▶ Data excerpt

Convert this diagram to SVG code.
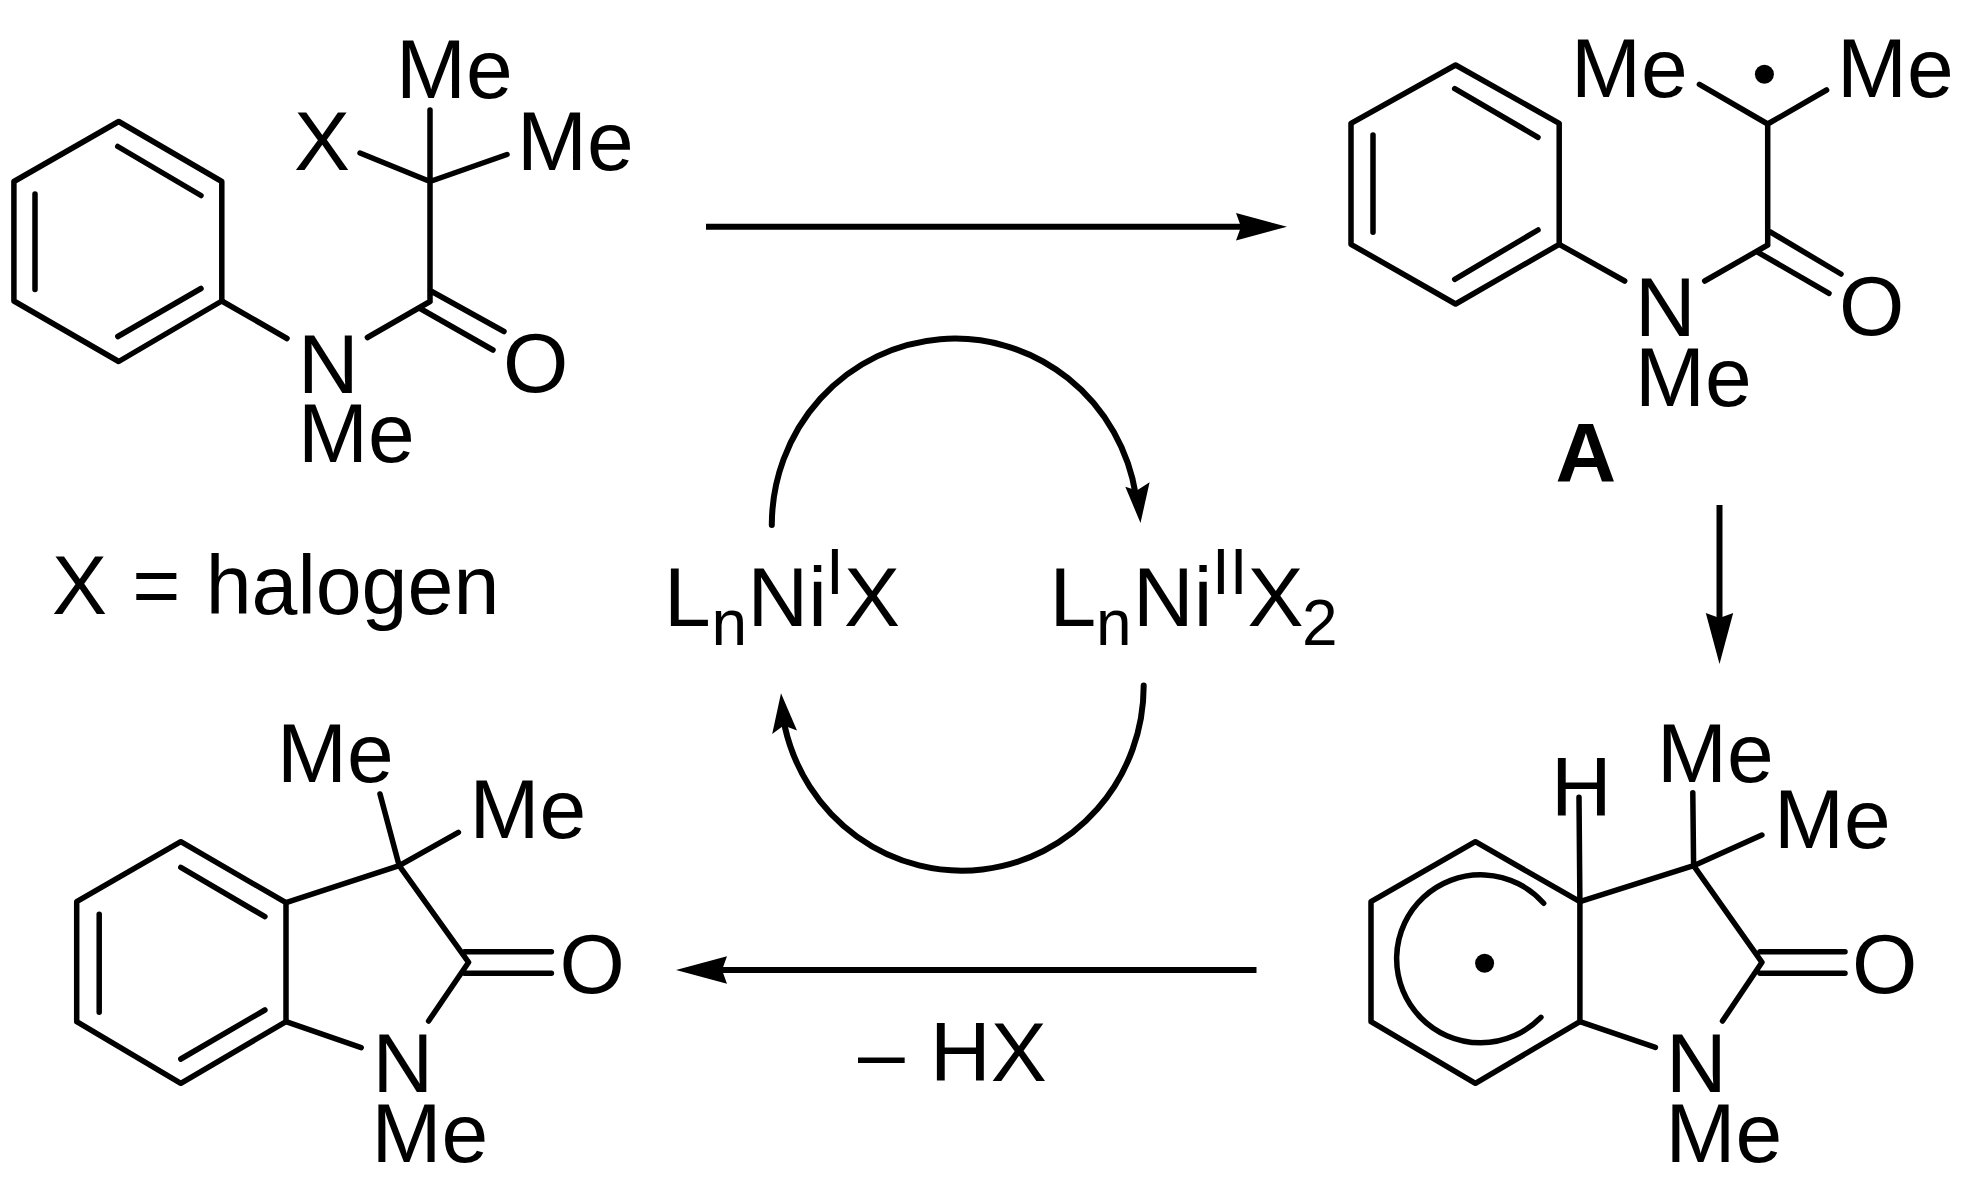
<svg xmlns="http://www.w3.org/2000/svg" width="1970" height="1199" viewBox="0 0 1970 1199">
<style>
.b{fill:none;stroke:#000;stroke-width:5.5;stroke-linecap:round;stroke-linejoin:round}
.c{fill:none;stroke:#000;stroke-width:6}
.r{stroke-linecap:round}
.h{fill:#000}
text{font-family:"Liberation Sans",Arial,sans-serif;font-size:84px;fill:#000}
.s{font-size:64px}
.bd{font-weight:bold}
</style>
<defs>
<marker id="ah" markerUnits="userSpaceOnUse" markerWidth="70" markerHeight="40" refX="11" refY="14" orient="auto" overflow="visible"><path d="M0,0.3L51,14L0,27.7L5,14Z" fill="#000"/></marker>
</defs>
<rect width="1970" height="1199" fill="#fff"/>
<g id="reactant">
<path class="b" d="M118.7,121.5L221.8,181.5V301L118.7,361.5L13.9,301V181.5Z"/>
<path class="b" d="M117.8,146.5L201,195.5M201,288.5L117.8,336.5M35,194V289.5M221.8,301L287,338.5M367.4,337.5L430,301.5M430,290.5L504,331.5M421,309L493,350M430,301.5V110M360,153L430,181.5L507,154.5"/>
<text x="396" y="98">Me</text><text x="294" y="169.5">X</text><text x="517" y="169.5">Me</text><text x="298" y="392.7">N</text><text x="503" y="392">O</text><text x="298" y="462">Me</text>
</g>
<g id="x-note"><text x="52" y="614" style="font-size:82.5px" word-spacing="2.3">X = halogen</text></g>
<g id="radical-A">
<path class="b" d="M1455.6,65L1559.2,123.3V244.3L1455.6,304L1351,244.3V123.3Z"/>
<path class="b" d="M1454.7,88.7L1538,137.3M1538,230L1454.7,279.3M1373,135V232.3M1559.2,244.3L1624.7,281M1704.7,281L1767.7,245M1769.8,231.7L1841,274M1758,252.3L1829,293.3M1767.7,245V124M1699.4,84.3L1767.7,124L1826.6,90"/>
<circle cx="1764.4" cy="74.3" r="9.5"/>
<text x="1571" y="96.7">Me</text><text x="1837" y="96.7">Me</text><text x="1635" y="335.7">N</text><text x="1839" y="334.5">O</text><text x="1635" y="405.7">Me</text><text class="bd" x="1555.5" y="481.7">A</text>
</g>
<g id="cyclohexadienyl">
<path class="b" d="M1475.4,841.7L1579.9,901.7V1021.7L1475.4,1083.3L1371,1021.7V901.7Z"/>
<path class="b" d="M1579.9,901.7L1579,797.3M1543.7,903.3A84,84 0 1 0 1540.9,1017.3M1579.9,901.7L1693.6,865.7L1692.8,792.7M1693.6,865.7L1761.9,835M1693.6,865.7L1762,962.3L1722.5,1021M1760,951.7H1845M1760,973.3H1845M1579.9,1021.7L1655.4,1047.3"/>
<circle cx="1484.6" cy="963.3" r="9.5"/>
<text x="1551" y="815.7">H</text><text x="1657" y="781.7">Me</text><text x="1774" y="847.7">Me</text><text x="1852" y="993">O</text><text x="1666" y="1091.7">N</text><text x="1665.5" y="1161.7">Me</text>
</g>
<g id="oxindole">
<path class="b" d="M180.8,841.7L286,902.7V1021.7L180.8,1083.3L76.7,1021.7V901.7Z"/>
<path class="b" d="M180.8,867.3L264.9,916.7M264.9,1010L180.8,1059M99.2,914.3V1012.3M286,902.7L399.2,865.7L380,794M399.2,865.7L458.4,832.3M399.2,865.7L468.6,962.3L428.6,1021M464.5,951.7H551.4M464.5,973.3H551.4M286,1021.7L361.2,1047.7"/>
<text x="277" y="782.3">Me</text><text x="469.5" y="838.3">Me</text><text x="559.5" y="993">O</text><text x="372.5" y="1091.7">N</text><text x="371.5" y="1161.7">Me</text>
</g>
<g id="ni1"><text x="664" y="625.6">L</text><text class="s" x="711.6" y="645">n</text><text x="747.5" y="625.6">Ni</text><text class="s" x="826" y="594">I</text><text x="844" y="625.6">X</text></g>
<g id="ni3"><text x="1049.5" y="625.6">L</text><text class="s" x="1096" y="645">n</text><text x="1133" y="625.6">Ni</text><text class="s" x="1212" y="594">II</text><text x="1247.5" y="625.6">X</text><text class="s" x="1302" y="645">2</text></g>
<g id="hx"><text x="858" y="1080.7" word-spacing="2">– HX</text></g>
<g id="connectors">
<path class="c" d="M706,226.7H1247" marker-end="url(#ah)"/>
<path class="c" d="M1719.5,505V624" marker-end="url(#ah)"/>
<path class="c" d="M1256.5,970H716" marker-end="url(#ah)"/>
<path class="c r" d="M771.8,525A183.2,186.5 0 0 1 1135.8,495"/>
<path class="h" d="M1140.5,523L1125.3,486.7L1136.8,490.4L1149.6,482.2Z"/>
<path class="c r" d="M1143.7,685.6A181.7,185 0 0 1 784.9,727"/>
<path class="h" d="M781,693.3L772.2,734L783.7,725.6L797,730.4Z"/>
</g>
</svg>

▶ Task statement
Word for word, quote the full listing, omitting every picture.

▶ Response to the task
Convert this diagram to SVG code.
<svg xmlns="http://www.w3.org/2000/svg" width="1970" height="1199" viewBox="0 0 1970 1199">
<style>
.b{fill:none;stroke:#000;stroke-width:5.5;stroke-linecap:round;stroke-linejoin:round}
.c{fill:none;stroke:#000;stroke-width:6}
.r{stroke-linecap:round}
.h{fill:#000}
text{font-family:"Liberation Sans",Arial,sans-serif;font-size:84px;fill:#000}
.s{font-size:64px}
.bd{font-weight:bold}
</style>
<defs>
<marker id="ah" markerUnits="userSpaceOnUse" markerWidth="70" markerHeight="40" refX="11" refY="14" orient="auto" overflow="visible"><path d="M0,0.3L51,14L0,27.7L5,14Z" fill="#000"/></marker>
</defs>
<rect width="1970" height="1199" fill="#fff"/>
<g id="reactant">
<path class="b" d="M118.7,121.5L221.8,181.5V301L118.7,361.5L13.9,301V181.5Z"/>
<path class="b" d="M117.8,146.5L201,195.5M201,288.5L117.8,336.5M35,194V289.5M221.8,301L287,338.5M367.4,337.5L430,301.5M430,290.5L504,331.5M421,309L493,350M430,301.5V110M360,153L430,181.5L507,154.5"/>
<text x="396" y="98">Me</text><text x="294" y="169.5">X</text><text x="517" y="169.5">Me</text><text x="298" y="392.7">N</text><text x="503" y="392">O</text><text x="298" y="462">Me</text>
</g>
<g id="x-note"><text x="52" y="614" style="font-size:82.5px" word-spacing="2.3">X = halogen</text></g>
<g id="radical-A">
<path class="b" d="M1455.6,65L1559.2,123.3V244.3L1455.6,304L1351,244.3V123.3Z"/>
<path class="b" d="M1454.7,88.7L1538,137.3M1538,230L1454.7,279.3M1373,135V232.3M1559.2,244.3L1624.7,281M1704.7,281L1767.7,245M1769.8,231.7L1841,274M1758,252.3L1829,293.3M1767.7,245V124M1699.4,84.3L1767.7,124L1826.6,90"/>
<circle cx="1764.4" cy="74.3" r="9.5"/>
<text x="1571" y="96.7">Me</text><text x="1837" y="96.7">Me</text><text x="1635" y="335.7">N</text><text x="1839" y="334.5">O</text><text x="1635" y="405.7">Me</text><text class="bd" x="1555.5" y="481.7">A</text>
</g>
<g id="cyclohexadienyl">
<path class="b" d="M1475.4,841.7L1579.9,901.7V1021.7L1475.4,1083.3L1371,1021.7V901.7Z"/>
<path class="b" d="M1579.9,901.7L1579,797.3M1543.7,903.3A84,84 0 1 0 1540.9,1017.3M1579.9,901.7L1693.6,865.7L1692.8,792.7M1693.6,865.7L1761.9,835M1693.6,865.7L1762,962.3L1722.5,1021M1760,951.7H1845M1760,973.3H1845M1579.9,1021.7L1655.4,1047.3"/>
<circle cx="1484.6" cy="963.3" r="9.5"/>
<text x="1551" y="815.7">H</text><text x="1657" y="781.7">Me</text><text x="1774" y="847.7">Me</text><text x="1852" y="993">O</text><text x="1666" y="1091.7">N</text><text x="1665.5" y="1161.7">Me</text>
</g>
<g id="oxindole">
<path class="b" d="M180.8,841.7L286,902.7V1021.7L180.8,1083.3L76.7,1021.7V901.7Z"/>
<path class="b" d="M180.8,867.3L264.9,916.7M264.9,1010L180.8,1059M99.2,914.3V1012.3M286,902.7L399.2,865.7L380,794M399.2,865.7L458.4,832.3M399.2,865.7L468.6,962.3L428.6,1021M464.5,951.7H551.4M464.5,973.3H551.4M286,1021.7L361.2,1047.7"/>
<text x="277" y="782.3">Me</text><text x="469.5" y="838.3">Me</text><text x="559.5" y="993">O</text><text x="372.5" y="1091.7">N</text><text x="371.5" y="1161.7">Me</text>
</g>
<g id="ni1"><text x="664" y="625.6">L</text><text class="s" x="711.6" y="645">n</text><text x="747.5" y="625.6">Ni</text><text class="s" x="826" y="594">I</text><text x="844" y="625.6">X</text></g>
<g id="ni3"><text x="1049.5" y="625.6">L</text><text class="s" x="1096" y="645">n</text><text x="1133" y="625.6">Ni</text><text class="s" x="1212" y="594">II</text><text x="1247.5" y="625.6">X</text><text class="s" x="1302" y="645">2</text></g>
<g id="hx"><text x="858" y="1080.7" word-spacing="2">– HX</text></g>
<g id="connectors">
<path class="c" d="M706,226.7H1247" marker-end="url(#ah)"/>
<path class="c" d="M1719.5,505V624" marker-end="url(#ah)"/>
<path class="c" d="M1256.5,970H716" marker-end="url(#ah)"/>
<path class="c r" d="M771.8,525A183.2,186.5 0 0 1 1135.8,495"/>
<path class="h" d="M1140.5,523L1125.3,486.7L1136.8,490.4L1149.6,482.2Z"/>
<path class="c r" d="M1143.7,685.6A181.7,185 0 0 1 784.9,727"/>
<path class="h" d="M781,693.3L772.2,734L783.7,725.6L797,730.4Z"/>
</g>
</svg>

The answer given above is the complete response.